*Collected data*:
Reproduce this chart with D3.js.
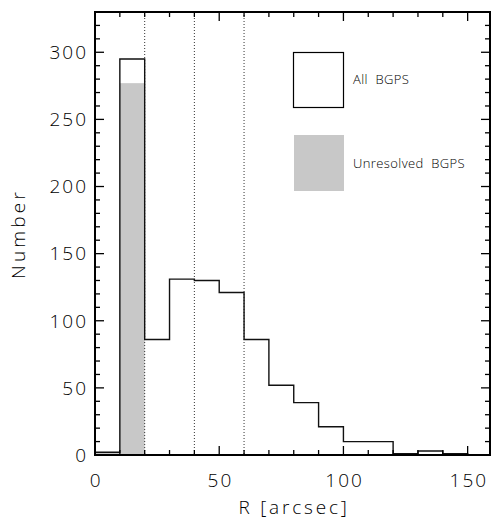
<!DOCTYPE html>
<html>
<head>
<meta charset="utf-8">
<script src="https://cdn.jsdelivr.net/npm/d3@7"></script>
<style>
  body { margin: 0; background: #fff; }
  text { font-family: "Open Sans", "Liberation Sans", Arial, sans-serif; font-weight: 300; fill: #000; }
</style>
</head>
<body>
<svg id="chart" width="491" height="521"></svg>
<script>
// histogram bins (lower edge, arcsec), width 10
const binStart = [0, 10, 20, 30, 40, 50, 60, 70, 80, 90, 100, 110, 120, 130, 140]
const allCounts = [2, 295, 86, 131, 130, 121, 86, 52, 39, 21, 10, 10, 1, 3, 1]
const unresolvedCounts = [2, 277, 0, 0, 0, 0, 0, 0, 0, 0, 0, 0, 0, 0, 0]
const binWidth = 10
const guideLines = [20, 40, 60]
const xTicks = [0, 50, 100, 150]
const yTicks = [0, 50, 100, 150, 200, 250, 300]
const legendLabels = ['All  BGPS', 'Unresolved  BGPS']

const svg = d3.select('#chart')
const plotL = 95, plotR = 490, plotT = 12, plotB = 455

const x = d3.scaleLinear().domain([0, 159]).range([plotL, plotR])
const y = d3.scaleLinear().domain([0, 330]).range([plotB, plotT])

// gray bars for unresolved sources
svg.append('g')
  .selectAll('rect')
  .data(binStart.map((b, i) => ({ b, v: unresolvedCounts[i] })).filter(d => d.v > 0))
  .join('rect')
  .attr('x', d => x(d.b))
  .attr('width', d => x(d.b + binWidth) - x(d.b))
  .attr('y', d => y(d.v))
  .attr('height', d => y(0) - y(d.v))
  .attr('fill', '#c8c8c8')

// dotted guides
svg.append('g')
  .selectAll('line')
  .data(guideLines)
  .join('line')
  .attr('x1', d => x(d)).attr('x2', d => x(d))
  .attr('y1', plotT).attr('y2', plotB)
  .attr('stroke', '#333')
  .attr('stroke-width', 1)
  .attr('stroke-dasharray', '1,2')

// step outline of all sources
const pts = []
binStart.forEach((b, i) => {
  pts.push([b, allCounts[i]])
  pts.push([b + binWidth, allCounts[i]])
})
pts.push([binStart[binStart.length - 1] + binWidth, 0])
const line = d3.line().x(d => x(d[0])).y(d => y(d[1]))
svg.append('path')
  .attr('d', line(pts))
  .attr('fill', 'none')
  .attr('stroke', '#111')
  .attr('stroke-width', 1.4)

// axes, ticks pointing inwards
const minorX = d3.range(0, 160, 10)
const minorY = d3.range(0, 331, 10)

function tickMarks (g, vals, fn) {
  g.selectAll(null).data(vals).join('line').each(fn)
    .attr('stroke', '#000').attr('stroke-width', 1.3)
}

const ticks = svg.append('g')
tickMarks(ticks.append('g'), minorX, function (d) {
  const len = xTicks.includes(d) ? 9 : 5
  d3.select(this).attr('x1', x(d)).attr('x2', x(d)).attr('y1', plotB).attr('y2', plotB - len)
})
tickMarks(ticks.append('g'), minorX, function (d) {
  const len = xTicks.includes(d) ? 9 : 5
  d3.select(this).attr('x1', x(d)).attr('x2', x(d)).attr('y1', plotT).attr('y2', plotT + len)
})
tickMarks(ticks.append('g'), minorY, function (d) {
  const len = yTicks.includes(d) ? 9 : 5
  d3.select(this).attr('y1', y(d)).attr('y2', y(d)).attr('x1', plotL).attr('x2', plotL + len)
})
tickMarks(ticks.append('g'), minorY, function (d) {
  const len = yTicks.includes(d) ? 9 : 5
  d3.select(this).attr('y1', y(d)).attr('y2', y(d)).attr('x1', plotR).attr('x2', plotR - len)
})

// frame
svg.append('rect')
  .attr('x', plotL).attr('y', plotT)
  .attr('width', plotR - plotL).attr('height', plotB - plotT)
  .attr('fill', 'none').attr('stroke', '#000').attr('stroke-width', 2)

// tick labels
svg.append('g')
  .selectAll('text')
  .data(xTicks)
  .join('text')
  .attr('x', d => x(d) + 1.2)
  .attr('y', 487)
  .attr('text-anchor', 'middle')
  .attr('font-size', 19)
  .attr('letter-spacing', 2)
  .text(d => d)

svg.append('g')
  .selectAll('text')
  .data(yTicks)
  .join('text')
  .attr('x', 88)
  .attr('y', d => y(d) + 6.8)
  .attr('text-anchor', 'end')
  .attr('font-size', 19)
  .attr('letter-spacing', 2)
  .text(d => d)

// axis titles
svg.append('text')
  .attr('x', (plotL + plotR) / 2 + 1.5)
  .attr('y', 514)
  .attr('text-anchor', 'middle')
  .attr('font-size', 19)
  .attr('letter-spacing', 2.8)
  .text('R [arcsec]')

svg.append('text')
  .attr('transform', 'translate(25,234) rotate(-90)')
  .attr('text-anchor', 'middle')
  .attr('font-size', 19)
  .attr('letter-spacing', 3.2)
  .text('Number')

// legend
const legend = svg.append('g')
legend.append('rect')
  .attr('x', 293.5).attr('y', 52.5).attr('width', 50).attr('height', 55)
  .attr('fill', '#fff').attr('stroke', '#000').attr('stroke-width', 1.2)
legend.append('rect')
  .attr('x', 294).attr('y', 135).attr('width', 50).attr('height', 56)
  .attr('fill', '#c8c8c8')
legend.selectAll('text')
  .data(legendLabels)
  .join('text')
  .attr('x', 353)
  .attr('y', (d, i) => i === 0 ? 84 : 167.5)
  .attr('font-size', 13)
  .attr('letter-spacing', 0.4)
  .style('white-space', 'pre')
  .text(d => d)
</script>
</body>
</html>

*Requirement*: Retype each line of the listing above word for word. Exclude the pictures.

*Solution to this exercise*:
Reproduce this chart with D3.js.
<!DOCTYPE html>
<html>
<head>
<meta charset="utf-8">
<script src="https://cdn.jsdelivr.net/npm/d3@7"></script>
<style>
  body { margin: 0; background: #fff; }
  text { font-family: "Open Sans", "Liberation Sans", Arial, sans-serif; font-weight: 300; fill: #000; }
</style>
</head>
<body>
<svg id="chart" width="491" height="521"></svg>
<script>
// histogram bins (lower edge, arcsec), width 10
const binStart = [0, 10, 20, 30, 40, 50, 60, 70, 80, 90, 100, 110, 120, 130, 140]
const allCounts = [2, 295, 86, 131, 130, 121, 86, 52, 39, 21, 10, 10, 1, 3, 1]
const unresolvedCounts = [2, 277, 0, 0, 0, 0, 0, 0, 0, 0, 0, 0, 0, 0, 0]
const binWidth = 10
const guideLines = [20, 40, 60]
const xTicks = [0, 50, 100, 150]
const yTicks = [0, 50, 100, 150, 200, 250, 300]
const legendLabels = ['All  BGPS', 'Unresolved  BGPS']

const svg = d3.select('#chart')
const plotL = 95, plotR = 490, plotT = 12, plotB = 455

const x = d3.scaleLinear().domain([0, 159]).range([plotL, plotR])
const y = d3.scaleLinear().domain([0, 330]).range([plotB, plotT])

// gray bars for unresolved sources
svg.append('g')
  .selectAll('rect')
  .data(binStart.map((b, i) => ({ b, v: unresolvedCounts[i] })).filter(d => d.v > 0))
  .join('rect')
  .attr('x', d => x(d.b))
  .attr('width', d => x(d.b + binWidth) - x(d.b))
  .attr('y', d => y(d.v))
  .attr('height', d => y(0) - y(d.v))
  .attr('fill', '#c8c8c8')

// dotted guides
svg.append('g')
  .selectAll('line')
  .data(guideLines)
  .join('line')
  .attr('x1', d => x(d)).attr('x2', d => x(d))
  .attr('y1', plotT).attr('y2', plotB)
  .attr('stroke', '#333')
  .attr('stroke-width', 1)
  .attr('stroke-dasharray', '1,2')

// step outline of all sources
const pts = []
binStart.forEach((b, i) => {
  pts.push([b, allCounts[i]])
  pts.push([b + binWidth, allCounts[i]])
})
pts.push([binStart[binStart.length - 1] + binWidth, 0])
const line = d3.line().x(d => x(d[0])).y(d => y(d[1]))
svg.append('path')
  .attr('d', line(pts))
  .attr('fill', 'none')
  .attr('stroke', '#111')
  .attr('stroke-width', 1.4)

// axes, ticks pointing inwards
const minorX = d3.range(0, 160, 10)
const minorY = d3.range(0, 331, 10)

function tickMarks (g, vals, fn) {
  g.selectAll(null).data(vals).join('line').each(fn)
    .attr('stroke', '#000').attr('stroke-width', 1.3)
}

const ticks = svg.append('g')
tickMarks(ticks.append('g'), minorX, function (d) {
  const len = xTicks.includes(d) ? 9 : 5
  d3.select(this).attr('x1', x(d)).attr('x2', x(d)).attr('y1', plotB).attr('y2', plotB - len)
})
tickMarks(ticks.append('g'), minorX, function (d) {
  const len = xTicks.includes(d) ? 9 : 5
  d3.select(this).attr('x1', x(d)).attr('x2', x(d)).attr('y1', plotT).attr('y2', plotT + len)
})
tickMarks(ticks.append('g'), minorY, function (d) {
  const len = yTicks.includes(d) ? 9 : 5
  d3.select(this).attr('y1', y(d)).attr('y2', y(d)).attr('x1', plotL).attr('x2', plotL + len)
})
tickMarks(ticks.append('g'), minorY, function (d) {
  const len = yTicks.includes(d) ? 9 : 5
  d3.select(this).attr('y1', y(d)).attr('y2', y(d)).attr('x1', plotR).attr('x2', plotR - len)
})

// frame
svg.append('rect')
  .attr('x', plotL).attr('y', plotT)
  .attr('width', plotR - plotL).attr('height', plotB - plotT)
  .attr('fill', 'none').attr('stroke', '#000').attr('stroke-width', 2)

// tick labels
svg.append('g')
  .selectAll('text')
  .data(xTicks)
  .join('text')
  .attr('x', d => x(d) + 1.2)
  .attr('y', 487)
  .attr('text-anchor', 'middle')
  .attr('font-size', 19)
  .attr('letter-spacing', 2)
  .text(d => d)

svg.append('g')
  .selectAll('text')
  .data(yTicks)
  .join('text')
  .attr('x', 88)
  .attr('y', d => y(d) + 6.8)
  .attr('text-anchor', 'end')
  .attr('font-size', 19)
  .attr('letter-spacing', 2)
  .text(d => d)

// axis titles
svg.append('text')
  .attr('x', (plotL + plotR) / 2 + 1.5)
  .attr('y', 514)
  .attr('text-anchor', 'middle')
  .attr('font-size', 19)
  .attr('letter-spacing', 2.8)
  .text('R [arcsec]')

svg.append('text')
  .attr('transform', 'translate(25,234) rotate(-90)')
  .attr('text-anchor', 'middle')
  .attr('font-size', 19)
  .attr('letter-spacing', 3.2)
  .text('Number')

// legend
const legend = svg.append('g')
legend.append('rect')
  .attr('x', 293.5).attr('y', 52.5).attr('width', 50).attr('height', 55)
  .attr('fill', '#fff').attr('stroke', '#000').attr('stroke-width', 1.2)
legend.append('rect')
  .attr('x', 294).attr('y', 135).attr('width', 50).attr('height', 56)
  .attr('fill', '#c8c8c8')
legend.selectAll('text')
  .data(legendLabels)
  .join('text')
  .attr('x', 353)
  .attr('y', (d, i) => i === 0 ? 84 : 167.5)
  .attr('font-size', 13)
  .attr('letter-spacing', 0.4)
  .style('white-space', 'pre')
  .text(d => d)
</script>
</body>
</html>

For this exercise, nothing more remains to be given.